Clifford algebra is a well-established part of standard mathematics. It is used in differential geometry and Clifford Analysis, not to mention various applications in physics. No one questions its validity. People who refer to it as Geometric algebra simply want to help promote it in engineering, applied mathematics, and physics. The focus is on applications rather than mathematical rigour. As Alan has pointed out, you don't need to know how the algebra is defined in general in order to use it. You can always compute the product in the basis. It gets tedious to do it by hand as the dimension of the underlying vector space increases, but it can be implemented on a computer quite easily.
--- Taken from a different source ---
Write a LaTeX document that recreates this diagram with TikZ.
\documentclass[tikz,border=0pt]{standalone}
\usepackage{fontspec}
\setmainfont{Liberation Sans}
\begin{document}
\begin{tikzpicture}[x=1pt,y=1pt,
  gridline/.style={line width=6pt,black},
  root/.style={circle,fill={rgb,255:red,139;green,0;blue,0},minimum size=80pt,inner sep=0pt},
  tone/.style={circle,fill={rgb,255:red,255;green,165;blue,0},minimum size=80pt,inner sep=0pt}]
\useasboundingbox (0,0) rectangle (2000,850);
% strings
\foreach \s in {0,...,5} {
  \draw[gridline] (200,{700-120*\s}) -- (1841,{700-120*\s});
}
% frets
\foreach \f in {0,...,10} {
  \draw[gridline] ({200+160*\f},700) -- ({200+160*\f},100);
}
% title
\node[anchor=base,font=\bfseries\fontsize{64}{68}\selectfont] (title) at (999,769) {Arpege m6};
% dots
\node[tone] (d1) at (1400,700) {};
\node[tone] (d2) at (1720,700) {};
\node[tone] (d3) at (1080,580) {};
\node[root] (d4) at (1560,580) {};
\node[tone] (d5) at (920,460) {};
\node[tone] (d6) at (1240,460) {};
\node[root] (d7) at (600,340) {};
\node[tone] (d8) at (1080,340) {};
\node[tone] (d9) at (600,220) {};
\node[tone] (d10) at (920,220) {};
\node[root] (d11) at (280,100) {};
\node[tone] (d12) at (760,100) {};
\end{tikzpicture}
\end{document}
Let $b=a_1$ and $C_{r-1}=a_2\wedge a_3\wedge\dots\wedge a_r$. Then, from (1.15) it follows that $$ a\cdot(a_1\wedge a_2\wedge\dots\wedge a_r)=a\cdot a_1 a_2\wedge\dots\wedge a_r $$ $$ -a_1\wedge(a\cdot a_2\wedge\dots\wedge a_r). $$ Next you apply the same (1.15) to the second factor in the second piece above with $b=a_2$ and $C_{r-2}=a_3\wedge a_4\wedge\dots\wedge a_r$ to get $$ =a\cdot a_1 a_2\wedge\dots\wedge a_r-a\cdot a_2 a_1\wedge a_3\dots\wedge a_r+ $$ $$ +a\cdot a_3 a_1\wedge a_2\wedge a_4\wedge\dots\wedge a_r+\textrm{next term}. $$ One of the factors in the next term above has a structure similar to the left hand side in (1.15) and you can iterate the above procedure. In the last step, you have $C_1$ which is a vector, and the inner product with $C_1$ is the usual dot product of vectors.
Here is how you proceed: $$ -a_1\wedge(a\cdot (a_2\wedge\dots\wedge a_r))= $$ $$ =-a_1\wedge[(a\cdot a_2a_3\wedge\dots\wedge a_r)-a_2\wedge(a\cdot(a_3\wedge a_4\dots\wedge a_r))]= $$ $$ =-(a\cdot a_2)a_1\wedge a_3\wedge\dots\wedge a_r+a_1\wedge a_2\wedge(a\cdot(a_3\wedge a_4\dots\wedge a_r)) $$ Observe that the "$\cdot$" operation appears in two forms. On the first of the three lines above it stands for the inner product of vector with multivector, whereas on the first term in the line right below it is just a dot product of two vectors hence a scalar. Scalars can be pulled out of any type of product in geometric algebra and that is how you end up with the first term in the third line. You can deal with the second term in the last line exactly in the same way: you get a term containing a scalar $a\cdot a_3$ which can be pulled out and another term of the form $a_1\wedge a_2\wedge (a_3\cdot(a_4\wedge a_5\dots\wedge a_r))$ where $\cdot$ stands again for vector by multivector as in the left hand side of (1.15) and you repeat the procedure to pull subsequent scalars.
Best Answer
Let me address this more on the side of how linear algebra is presented in some GA material.
In traditional linear algebra, you use a lot of matrices and column/row vectors because this gives you an easy way to compute the action of a linear map or operator on a vector. What I want to emphasize is that this is a representation. It's a way of talking about linear maps, but it's not the only way.
In GA, there are reasons we don't often use matrices explicitly. One reason is that we have a natural extension of a linear operator to all kinds of blades, not just vectors. If you have a linear operator $\underline T$, and you want to compute its action on a bivector $a \wedge b$ with matrices, you would have to compute a totally different matrix from the one you would use just considering $\underline T$ acting on a vector (this matrix's components would describe its action on basis bivectors, not basis vectors). This is one reason why matrices become rather useless.
Thus, since we tend to look at linear maps and operators merely as linear functions, we have to develop ways to talk about common linear algebra concepts without reference to matrices at all. This is how we talk about a basis-independent of the determinant using the pseudoscalar $I$, saying $\underline T(I) = I \det \underline T$ for instance. Texts on GA and GC also develop ways to talk about traces and other interesting linear algebra concepts without reference to matrices.
With all that in mind, since we don't talk about matrices when doing linear algebra in GA, we don't have to think about geometric products of matrices. We just talk about compositions of maps (which would be represented through matrix multiplication) when applying several maps in succession.